* **GIVEN INSTRUCTION**: Please, without the pictures, retype exactly the lines from the start of the material through the line that holds "ax.plot(years, quality, color='red', linewidth=2, zorder=3)".

* **SUPPLIED DATA**:
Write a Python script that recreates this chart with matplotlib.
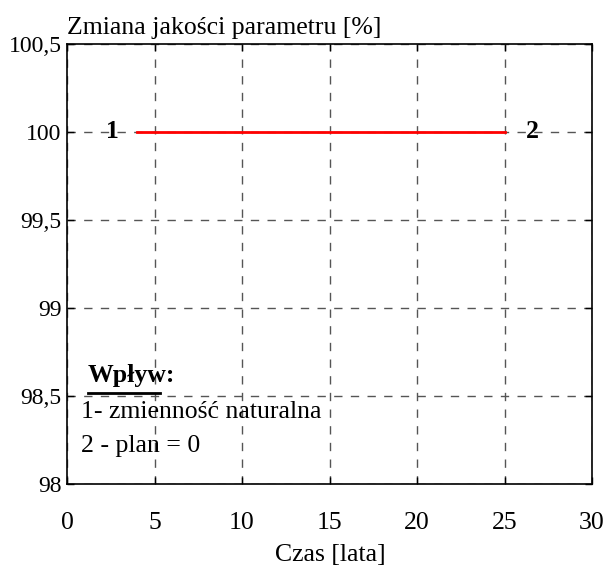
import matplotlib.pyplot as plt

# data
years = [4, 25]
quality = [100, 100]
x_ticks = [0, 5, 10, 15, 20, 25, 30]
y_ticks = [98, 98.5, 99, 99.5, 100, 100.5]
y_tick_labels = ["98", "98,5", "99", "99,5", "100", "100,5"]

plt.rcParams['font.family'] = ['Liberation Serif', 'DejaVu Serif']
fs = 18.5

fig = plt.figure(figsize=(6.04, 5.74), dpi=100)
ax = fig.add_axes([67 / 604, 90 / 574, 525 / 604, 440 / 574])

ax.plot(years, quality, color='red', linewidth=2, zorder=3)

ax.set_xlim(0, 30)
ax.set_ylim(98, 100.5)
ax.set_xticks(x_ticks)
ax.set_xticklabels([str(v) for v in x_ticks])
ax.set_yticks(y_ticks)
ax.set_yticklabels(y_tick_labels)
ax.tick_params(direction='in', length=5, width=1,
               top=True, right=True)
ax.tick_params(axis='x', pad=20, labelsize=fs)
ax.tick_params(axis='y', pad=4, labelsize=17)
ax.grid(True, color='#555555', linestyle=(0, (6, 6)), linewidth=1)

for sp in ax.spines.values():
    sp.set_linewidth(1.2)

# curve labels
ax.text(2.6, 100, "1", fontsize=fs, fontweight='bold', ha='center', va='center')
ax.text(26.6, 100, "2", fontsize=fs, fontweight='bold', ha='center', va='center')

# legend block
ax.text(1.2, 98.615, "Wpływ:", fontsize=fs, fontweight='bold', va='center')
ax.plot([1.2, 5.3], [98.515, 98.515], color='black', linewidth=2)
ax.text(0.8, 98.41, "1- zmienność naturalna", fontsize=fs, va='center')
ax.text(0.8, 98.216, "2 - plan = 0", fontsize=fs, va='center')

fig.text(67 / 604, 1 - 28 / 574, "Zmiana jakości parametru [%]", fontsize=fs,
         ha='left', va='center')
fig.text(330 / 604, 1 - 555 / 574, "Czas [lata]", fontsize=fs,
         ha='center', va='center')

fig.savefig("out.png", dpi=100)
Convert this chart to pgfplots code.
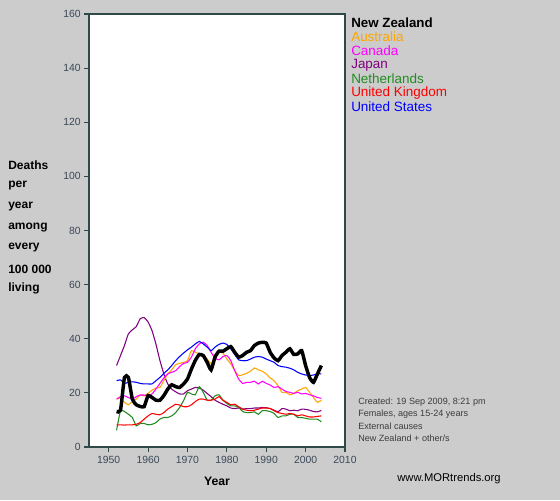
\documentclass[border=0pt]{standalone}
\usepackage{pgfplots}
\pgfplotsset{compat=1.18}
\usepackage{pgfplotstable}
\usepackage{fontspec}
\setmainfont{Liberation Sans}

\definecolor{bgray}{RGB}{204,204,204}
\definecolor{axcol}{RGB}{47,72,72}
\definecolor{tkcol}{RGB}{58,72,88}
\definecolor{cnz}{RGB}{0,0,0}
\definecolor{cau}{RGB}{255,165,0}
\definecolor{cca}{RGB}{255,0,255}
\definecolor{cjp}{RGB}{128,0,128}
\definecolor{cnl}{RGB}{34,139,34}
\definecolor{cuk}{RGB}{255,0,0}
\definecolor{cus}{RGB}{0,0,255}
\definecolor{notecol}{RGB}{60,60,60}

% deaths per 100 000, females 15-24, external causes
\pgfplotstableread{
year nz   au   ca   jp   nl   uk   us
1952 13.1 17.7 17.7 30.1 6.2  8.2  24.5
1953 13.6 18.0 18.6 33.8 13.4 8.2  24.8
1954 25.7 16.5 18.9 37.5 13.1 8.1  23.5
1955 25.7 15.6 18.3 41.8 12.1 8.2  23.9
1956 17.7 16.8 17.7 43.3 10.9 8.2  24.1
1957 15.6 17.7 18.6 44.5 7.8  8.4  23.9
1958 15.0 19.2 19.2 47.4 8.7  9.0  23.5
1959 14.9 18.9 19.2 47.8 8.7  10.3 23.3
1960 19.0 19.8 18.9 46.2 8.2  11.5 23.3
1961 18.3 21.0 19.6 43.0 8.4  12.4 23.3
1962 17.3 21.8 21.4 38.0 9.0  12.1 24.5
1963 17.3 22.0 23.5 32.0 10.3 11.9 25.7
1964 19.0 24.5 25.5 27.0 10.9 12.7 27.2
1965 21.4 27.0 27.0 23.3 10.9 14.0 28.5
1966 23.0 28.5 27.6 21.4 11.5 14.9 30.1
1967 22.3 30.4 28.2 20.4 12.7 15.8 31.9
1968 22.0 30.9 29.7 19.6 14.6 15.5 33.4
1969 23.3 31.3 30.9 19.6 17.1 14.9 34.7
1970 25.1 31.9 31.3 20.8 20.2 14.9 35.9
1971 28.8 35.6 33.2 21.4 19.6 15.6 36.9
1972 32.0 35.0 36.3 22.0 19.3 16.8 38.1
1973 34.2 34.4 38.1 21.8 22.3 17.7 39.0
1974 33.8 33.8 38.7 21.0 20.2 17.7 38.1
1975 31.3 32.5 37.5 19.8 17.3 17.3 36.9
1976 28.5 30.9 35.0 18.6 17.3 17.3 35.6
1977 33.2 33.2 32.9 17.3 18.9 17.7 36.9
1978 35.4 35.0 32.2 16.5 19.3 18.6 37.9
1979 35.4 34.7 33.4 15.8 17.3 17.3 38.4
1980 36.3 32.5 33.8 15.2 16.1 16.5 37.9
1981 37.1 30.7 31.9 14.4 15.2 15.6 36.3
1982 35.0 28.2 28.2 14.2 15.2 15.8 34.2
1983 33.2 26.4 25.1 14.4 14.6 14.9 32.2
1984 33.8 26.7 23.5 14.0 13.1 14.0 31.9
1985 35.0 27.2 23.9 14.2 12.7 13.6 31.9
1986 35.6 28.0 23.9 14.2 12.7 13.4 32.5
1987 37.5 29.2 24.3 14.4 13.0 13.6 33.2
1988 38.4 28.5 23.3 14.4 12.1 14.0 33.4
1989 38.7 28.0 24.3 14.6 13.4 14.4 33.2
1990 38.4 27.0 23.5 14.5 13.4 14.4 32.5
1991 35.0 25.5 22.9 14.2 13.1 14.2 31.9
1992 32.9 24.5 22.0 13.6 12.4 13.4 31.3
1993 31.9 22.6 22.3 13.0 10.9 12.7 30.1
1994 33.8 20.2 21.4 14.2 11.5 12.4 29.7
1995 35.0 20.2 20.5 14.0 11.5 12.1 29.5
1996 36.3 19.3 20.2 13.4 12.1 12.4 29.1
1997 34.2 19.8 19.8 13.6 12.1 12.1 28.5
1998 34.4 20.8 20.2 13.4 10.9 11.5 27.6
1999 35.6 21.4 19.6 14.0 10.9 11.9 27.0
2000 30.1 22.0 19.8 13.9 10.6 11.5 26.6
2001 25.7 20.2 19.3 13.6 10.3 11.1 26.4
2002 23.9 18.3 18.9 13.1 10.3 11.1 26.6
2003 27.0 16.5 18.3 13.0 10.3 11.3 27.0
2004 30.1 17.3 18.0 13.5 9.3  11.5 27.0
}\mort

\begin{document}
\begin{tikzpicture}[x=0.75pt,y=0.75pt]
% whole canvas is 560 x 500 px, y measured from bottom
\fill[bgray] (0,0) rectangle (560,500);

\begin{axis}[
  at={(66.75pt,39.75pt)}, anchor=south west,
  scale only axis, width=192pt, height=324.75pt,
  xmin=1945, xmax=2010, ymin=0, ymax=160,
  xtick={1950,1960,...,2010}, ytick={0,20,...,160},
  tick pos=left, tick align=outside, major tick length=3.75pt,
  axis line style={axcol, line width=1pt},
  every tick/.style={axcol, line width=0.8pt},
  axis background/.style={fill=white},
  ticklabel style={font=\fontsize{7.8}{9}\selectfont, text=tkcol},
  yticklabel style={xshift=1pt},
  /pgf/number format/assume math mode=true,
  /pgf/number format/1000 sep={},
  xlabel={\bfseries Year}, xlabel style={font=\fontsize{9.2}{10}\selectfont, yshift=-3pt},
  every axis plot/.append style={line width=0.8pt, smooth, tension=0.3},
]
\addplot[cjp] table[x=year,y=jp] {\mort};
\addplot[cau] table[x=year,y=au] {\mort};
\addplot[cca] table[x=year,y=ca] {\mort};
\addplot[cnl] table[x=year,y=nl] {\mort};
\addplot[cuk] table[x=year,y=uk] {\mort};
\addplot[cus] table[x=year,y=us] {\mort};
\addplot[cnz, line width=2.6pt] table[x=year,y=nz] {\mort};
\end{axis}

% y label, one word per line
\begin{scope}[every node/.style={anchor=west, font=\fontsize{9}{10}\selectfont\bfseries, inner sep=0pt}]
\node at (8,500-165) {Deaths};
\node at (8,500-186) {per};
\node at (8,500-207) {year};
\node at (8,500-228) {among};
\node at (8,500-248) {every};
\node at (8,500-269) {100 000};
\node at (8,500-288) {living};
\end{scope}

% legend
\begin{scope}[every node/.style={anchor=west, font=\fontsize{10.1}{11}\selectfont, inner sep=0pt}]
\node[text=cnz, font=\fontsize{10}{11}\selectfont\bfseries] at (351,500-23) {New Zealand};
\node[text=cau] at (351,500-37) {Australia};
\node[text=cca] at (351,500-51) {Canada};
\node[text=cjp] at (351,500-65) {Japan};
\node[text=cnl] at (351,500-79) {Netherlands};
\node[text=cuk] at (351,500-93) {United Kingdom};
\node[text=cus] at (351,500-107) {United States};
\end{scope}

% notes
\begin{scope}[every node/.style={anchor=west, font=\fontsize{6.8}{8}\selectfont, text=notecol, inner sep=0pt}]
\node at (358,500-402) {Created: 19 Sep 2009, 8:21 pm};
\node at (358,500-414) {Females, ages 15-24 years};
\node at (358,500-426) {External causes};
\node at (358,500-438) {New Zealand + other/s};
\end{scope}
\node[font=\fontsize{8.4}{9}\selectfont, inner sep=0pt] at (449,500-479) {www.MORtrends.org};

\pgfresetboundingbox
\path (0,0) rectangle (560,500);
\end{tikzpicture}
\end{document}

* **RESULT FOR THIS TASK**:
Write a Python script that recreates this chart with matplotlib.
import matplotlib.pyplot as plt

# data
years = [4, 25]
quality = [100, 100]
x_ticks = [0, 5, 10, 15, 20, 25, 30]
y_ticks = [98, 98.5, 99, 99.5, 100, 100.5]
y_tick_labels = ["98", "98,5", "99", "99,5", "100", "100,5"]

plt.rcParams['font.family'] = ['Liberation Serif', 'DejaVu Serif']
fs = 18.5

fig = plt.figure(figsize=(6.04, 5.74), dpi=100)
ax = fig.add_axes([67 / 604, 90 / 574, 525 / 604, 440 / 574])

ax.plot(years, quality, color='red', linewidth=2, zorder=3)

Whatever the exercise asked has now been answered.